If you follow the local art/design scene (and if you are reading this, you most probably do) you must be experiencing a Bechtler overload right now. Every kind of media including our little blog covered it extensively, and I certainly dont want to add to the hype. However, there is something that was missing from all that coverage: any serious review/critique of the much talked about architecture, of as everyone knows the second building in the US by the famous Swiss architect Mario Botta.
A few years ago, when he was about to start design on this project, Botta gave a lecture at the Architecture School at UNCC. At the Q&A session afterwards, one of the first questions was from Professor David Walters, and with noticeable reverence, he asked: Are we really going to get a building from you?! Now if you have read any of Walters formerly regular columns in Creative Loafing, you would know that he isnt someone who is easily impressed by anything. But then most people in the audience were similarly awed. Here is someone we had read about in magazines and textbooks, about to design something for our own little downtown!
But now the building is no longer a fantasy; it is a concrete structure that we can experience. It is time for analysis of the experience, of the structure, spaces, sequence, light, materials, and of the many little things that make up architecture; however, the talk about it still remains at the level of bedazzled gushing adoration. Of course architecture maybe more than most other media can be awe-inspiring. But we are in awe of a name here, propagating the same Cult of Genius.
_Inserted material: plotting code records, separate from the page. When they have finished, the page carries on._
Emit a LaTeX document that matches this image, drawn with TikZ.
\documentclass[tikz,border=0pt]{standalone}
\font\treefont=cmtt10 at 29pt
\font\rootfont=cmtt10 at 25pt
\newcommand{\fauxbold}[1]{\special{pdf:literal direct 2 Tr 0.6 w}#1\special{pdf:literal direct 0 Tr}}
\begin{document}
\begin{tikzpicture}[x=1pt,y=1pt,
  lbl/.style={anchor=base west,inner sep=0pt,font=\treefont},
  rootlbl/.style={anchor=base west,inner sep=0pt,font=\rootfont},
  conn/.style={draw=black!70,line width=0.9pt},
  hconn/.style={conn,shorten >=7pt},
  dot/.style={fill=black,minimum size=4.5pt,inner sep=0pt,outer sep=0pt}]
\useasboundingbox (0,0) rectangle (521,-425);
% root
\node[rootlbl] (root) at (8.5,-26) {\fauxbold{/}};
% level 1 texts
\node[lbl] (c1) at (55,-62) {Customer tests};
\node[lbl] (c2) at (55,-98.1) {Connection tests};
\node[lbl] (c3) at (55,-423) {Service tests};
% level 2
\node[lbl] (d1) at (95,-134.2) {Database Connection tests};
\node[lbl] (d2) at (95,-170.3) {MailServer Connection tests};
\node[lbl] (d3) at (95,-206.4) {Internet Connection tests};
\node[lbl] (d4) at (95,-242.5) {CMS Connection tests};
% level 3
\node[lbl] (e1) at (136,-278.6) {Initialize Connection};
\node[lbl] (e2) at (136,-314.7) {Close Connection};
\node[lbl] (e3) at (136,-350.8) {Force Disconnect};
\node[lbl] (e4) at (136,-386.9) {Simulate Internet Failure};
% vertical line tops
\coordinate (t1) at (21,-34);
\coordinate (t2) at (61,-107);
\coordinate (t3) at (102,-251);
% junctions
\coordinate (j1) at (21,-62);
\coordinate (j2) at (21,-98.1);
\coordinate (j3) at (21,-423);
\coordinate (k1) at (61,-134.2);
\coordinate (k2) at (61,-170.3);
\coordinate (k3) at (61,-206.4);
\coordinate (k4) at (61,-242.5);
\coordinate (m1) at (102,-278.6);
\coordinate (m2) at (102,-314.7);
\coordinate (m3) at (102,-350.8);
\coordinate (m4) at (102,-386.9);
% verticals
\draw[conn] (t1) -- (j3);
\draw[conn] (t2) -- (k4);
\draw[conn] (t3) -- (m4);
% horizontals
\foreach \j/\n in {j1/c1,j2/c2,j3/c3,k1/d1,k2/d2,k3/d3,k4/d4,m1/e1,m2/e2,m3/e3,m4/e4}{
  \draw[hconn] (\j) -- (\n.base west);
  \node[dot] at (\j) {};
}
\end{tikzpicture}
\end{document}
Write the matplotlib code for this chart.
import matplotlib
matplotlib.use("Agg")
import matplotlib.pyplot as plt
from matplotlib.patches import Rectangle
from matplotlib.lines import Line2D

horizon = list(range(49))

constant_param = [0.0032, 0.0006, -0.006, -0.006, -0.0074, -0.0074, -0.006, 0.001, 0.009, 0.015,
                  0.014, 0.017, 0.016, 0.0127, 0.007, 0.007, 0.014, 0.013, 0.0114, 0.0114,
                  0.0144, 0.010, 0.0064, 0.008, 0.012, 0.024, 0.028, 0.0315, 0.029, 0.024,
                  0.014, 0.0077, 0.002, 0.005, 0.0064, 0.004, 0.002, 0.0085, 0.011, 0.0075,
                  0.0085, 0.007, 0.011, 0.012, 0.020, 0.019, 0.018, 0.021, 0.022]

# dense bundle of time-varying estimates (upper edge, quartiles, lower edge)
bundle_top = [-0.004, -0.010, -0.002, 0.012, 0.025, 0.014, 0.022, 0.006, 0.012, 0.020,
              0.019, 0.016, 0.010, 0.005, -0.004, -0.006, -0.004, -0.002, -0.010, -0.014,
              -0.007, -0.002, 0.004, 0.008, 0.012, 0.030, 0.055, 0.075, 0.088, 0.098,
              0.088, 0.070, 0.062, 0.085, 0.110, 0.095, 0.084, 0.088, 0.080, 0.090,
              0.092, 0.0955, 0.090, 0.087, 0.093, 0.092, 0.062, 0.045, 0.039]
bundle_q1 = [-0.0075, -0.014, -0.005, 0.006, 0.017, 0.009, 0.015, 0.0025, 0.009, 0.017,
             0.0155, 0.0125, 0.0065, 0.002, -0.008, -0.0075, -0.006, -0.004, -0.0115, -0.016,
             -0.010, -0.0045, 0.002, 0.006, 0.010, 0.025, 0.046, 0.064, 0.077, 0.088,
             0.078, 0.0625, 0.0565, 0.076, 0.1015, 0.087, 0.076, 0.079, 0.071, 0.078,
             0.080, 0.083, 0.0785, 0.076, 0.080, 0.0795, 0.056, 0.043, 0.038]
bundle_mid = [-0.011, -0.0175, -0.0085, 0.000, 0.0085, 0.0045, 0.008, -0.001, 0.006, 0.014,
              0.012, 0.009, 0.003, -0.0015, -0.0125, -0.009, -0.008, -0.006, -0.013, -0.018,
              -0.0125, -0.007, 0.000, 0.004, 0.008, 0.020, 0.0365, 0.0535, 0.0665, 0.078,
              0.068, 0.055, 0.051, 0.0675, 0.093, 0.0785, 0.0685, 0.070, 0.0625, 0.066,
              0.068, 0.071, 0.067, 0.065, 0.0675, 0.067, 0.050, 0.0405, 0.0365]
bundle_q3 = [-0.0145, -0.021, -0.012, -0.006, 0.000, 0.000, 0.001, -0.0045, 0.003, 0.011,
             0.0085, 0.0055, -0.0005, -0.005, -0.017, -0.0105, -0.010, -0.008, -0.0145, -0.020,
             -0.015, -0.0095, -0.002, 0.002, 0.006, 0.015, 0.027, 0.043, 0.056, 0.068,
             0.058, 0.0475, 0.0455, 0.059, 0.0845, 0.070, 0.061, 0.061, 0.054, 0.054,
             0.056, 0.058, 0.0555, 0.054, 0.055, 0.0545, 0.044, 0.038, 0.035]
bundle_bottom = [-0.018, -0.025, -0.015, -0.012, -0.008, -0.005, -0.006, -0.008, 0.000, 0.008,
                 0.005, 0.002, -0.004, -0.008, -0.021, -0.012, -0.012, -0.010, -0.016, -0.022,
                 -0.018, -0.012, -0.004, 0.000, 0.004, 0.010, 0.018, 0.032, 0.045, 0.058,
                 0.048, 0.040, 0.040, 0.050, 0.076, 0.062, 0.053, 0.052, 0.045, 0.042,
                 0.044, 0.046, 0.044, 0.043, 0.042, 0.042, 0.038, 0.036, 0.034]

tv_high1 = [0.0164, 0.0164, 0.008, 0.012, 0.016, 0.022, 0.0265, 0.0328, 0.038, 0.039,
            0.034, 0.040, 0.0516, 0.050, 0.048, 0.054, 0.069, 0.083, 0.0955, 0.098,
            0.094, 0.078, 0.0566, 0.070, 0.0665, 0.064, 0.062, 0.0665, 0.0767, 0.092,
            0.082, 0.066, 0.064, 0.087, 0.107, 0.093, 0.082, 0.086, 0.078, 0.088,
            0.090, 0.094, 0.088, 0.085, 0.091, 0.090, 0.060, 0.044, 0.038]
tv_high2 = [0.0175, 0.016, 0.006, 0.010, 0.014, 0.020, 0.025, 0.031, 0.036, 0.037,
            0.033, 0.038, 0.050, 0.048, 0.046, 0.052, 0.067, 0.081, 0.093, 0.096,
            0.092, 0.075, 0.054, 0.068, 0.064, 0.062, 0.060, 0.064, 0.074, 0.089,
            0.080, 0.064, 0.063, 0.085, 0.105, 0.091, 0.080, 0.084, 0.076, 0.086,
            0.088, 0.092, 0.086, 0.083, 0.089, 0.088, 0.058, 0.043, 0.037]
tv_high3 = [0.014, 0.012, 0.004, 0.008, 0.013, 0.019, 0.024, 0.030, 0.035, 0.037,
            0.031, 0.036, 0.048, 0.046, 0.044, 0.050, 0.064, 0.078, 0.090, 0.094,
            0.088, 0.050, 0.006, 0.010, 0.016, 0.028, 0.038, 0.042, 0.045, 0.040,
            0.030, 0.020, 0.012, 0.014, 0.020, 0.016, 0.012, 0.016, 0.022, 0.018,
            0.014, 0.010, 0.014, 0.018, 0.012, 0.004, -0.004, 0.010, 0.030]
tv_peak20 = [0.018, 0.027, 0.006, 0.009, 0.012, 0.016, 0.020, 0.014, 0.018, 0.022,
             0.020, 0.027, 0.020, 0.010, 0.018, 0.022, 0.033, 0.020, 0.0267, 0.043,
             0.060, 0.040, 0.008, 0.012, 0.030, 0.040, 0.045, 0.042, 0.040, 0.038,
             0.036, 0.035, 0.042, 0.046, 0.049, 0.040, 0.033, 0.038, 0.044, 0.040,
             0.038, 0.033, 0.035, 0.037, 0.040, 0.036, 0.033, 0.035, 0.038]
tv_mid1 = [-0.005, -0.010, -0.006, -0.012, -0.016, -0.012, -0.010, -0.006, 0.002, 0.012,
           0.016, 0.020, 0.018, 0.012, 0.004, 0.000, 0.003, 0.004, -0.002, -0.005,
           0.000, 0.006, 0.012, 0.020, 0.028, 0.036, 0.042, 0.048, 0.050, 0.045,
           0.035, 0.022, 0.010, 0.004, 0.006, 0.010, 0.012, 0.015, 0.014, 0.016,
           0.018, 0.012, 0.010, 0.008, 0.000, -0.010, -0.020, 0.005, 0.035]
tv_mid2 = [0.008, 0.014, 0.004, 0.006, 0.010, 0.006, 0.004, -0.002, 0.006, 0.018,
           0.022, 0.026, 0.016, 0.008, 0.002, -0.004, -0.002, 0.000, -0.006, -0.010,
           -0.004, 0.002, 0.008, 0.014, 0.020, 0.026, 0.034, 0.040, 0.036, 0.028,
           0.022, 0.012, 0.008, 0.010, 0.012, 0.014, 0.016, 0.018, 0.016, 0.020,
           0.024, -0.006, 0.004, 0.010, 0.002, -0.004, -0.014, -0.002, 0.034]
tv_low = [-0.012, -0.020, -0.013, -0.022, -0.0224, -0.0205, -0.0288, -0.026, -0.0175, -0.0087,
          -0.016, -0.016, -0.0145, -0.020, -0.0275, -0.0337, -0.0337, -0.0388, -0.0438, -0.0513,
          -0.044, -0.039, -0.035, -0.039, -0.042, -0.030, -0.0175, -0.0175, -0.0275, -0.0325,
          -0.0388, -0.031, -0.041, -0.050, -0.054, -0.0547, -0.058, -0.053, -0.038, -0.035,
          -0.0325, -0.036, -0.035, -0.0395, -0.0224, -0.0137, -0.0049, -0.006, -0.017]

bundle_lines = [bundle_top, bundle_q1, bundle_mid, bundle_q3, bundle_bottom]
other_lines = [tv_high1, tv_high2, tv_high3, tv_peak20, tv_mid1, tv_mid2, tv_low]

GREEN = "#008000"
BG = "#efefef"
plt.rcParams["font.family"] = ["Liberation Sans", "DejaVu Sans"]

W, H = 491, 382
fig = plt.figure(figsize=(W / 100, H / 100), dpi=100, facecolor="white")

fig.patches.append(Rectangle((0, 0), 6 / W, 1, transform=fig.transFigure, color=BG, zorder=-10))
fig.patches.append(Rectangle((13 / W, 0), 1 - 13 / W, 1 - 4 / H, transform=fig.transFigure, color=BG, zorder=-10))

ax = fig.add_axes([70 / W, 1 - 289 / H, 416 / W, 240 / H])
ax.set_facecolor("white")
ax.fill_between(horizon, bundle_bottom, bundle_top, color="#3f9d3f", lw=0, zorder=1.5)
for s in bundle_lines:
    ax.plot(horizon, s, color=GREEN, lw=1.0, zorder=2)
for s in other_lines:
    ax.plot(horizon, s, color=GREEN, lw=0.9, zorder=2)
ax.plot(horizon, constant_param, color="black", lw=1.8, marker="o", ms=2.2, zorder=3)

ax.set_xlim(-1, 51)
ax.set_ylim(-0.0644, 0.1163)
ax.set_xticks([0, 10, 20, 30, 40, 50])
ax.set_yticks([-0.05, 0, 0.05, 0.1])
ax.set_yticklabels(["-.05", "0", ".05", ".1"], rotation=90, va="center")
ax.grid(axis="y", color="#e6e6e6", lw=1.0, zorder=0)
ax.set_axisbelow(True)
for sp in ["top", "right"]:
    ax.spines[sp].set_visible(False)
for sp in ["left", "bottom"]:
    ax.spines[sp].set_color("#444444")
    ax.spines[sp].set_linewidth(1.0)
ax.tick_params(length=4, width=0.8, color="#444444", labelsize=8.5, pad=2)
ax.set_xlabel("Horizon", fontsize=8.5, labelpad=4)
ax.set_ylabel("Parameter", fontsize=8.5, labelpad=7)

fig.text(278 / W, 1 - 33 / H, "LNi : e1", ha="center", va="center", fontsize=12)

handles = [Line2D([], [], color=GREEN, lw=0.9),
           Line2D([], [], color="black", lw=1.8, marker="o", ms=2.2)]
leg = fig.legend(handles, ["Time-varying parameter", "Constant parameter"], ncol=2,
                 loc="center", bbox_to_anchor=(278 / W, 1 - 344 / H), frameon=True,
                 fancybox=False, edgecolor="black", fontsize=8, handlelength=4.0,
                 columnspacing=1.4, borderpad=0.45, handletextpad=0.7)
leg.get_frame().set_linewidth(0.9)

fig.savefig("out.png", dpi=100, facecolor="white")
We can expect to see the same drama being restaged when the NASCAR Hall of Fame and the Mint Museum opens later this year after all, they are also by big names. We will treat those few sites as haloed grounds, while we continue to build the most predictable, unexciting structures all around them. While Bottas building is definitely an invaluable addition to the city, it is how we engage with it and what we learn from it that would ultimately determine its true value to the city. Now that we have top shelf architecture here, it is up to us to elevate the conversation to reach its level. To paraphrase Spider-Man that big city authority on scaling imposing edifices with any great gift comes greater responsibilities. Are we up to it?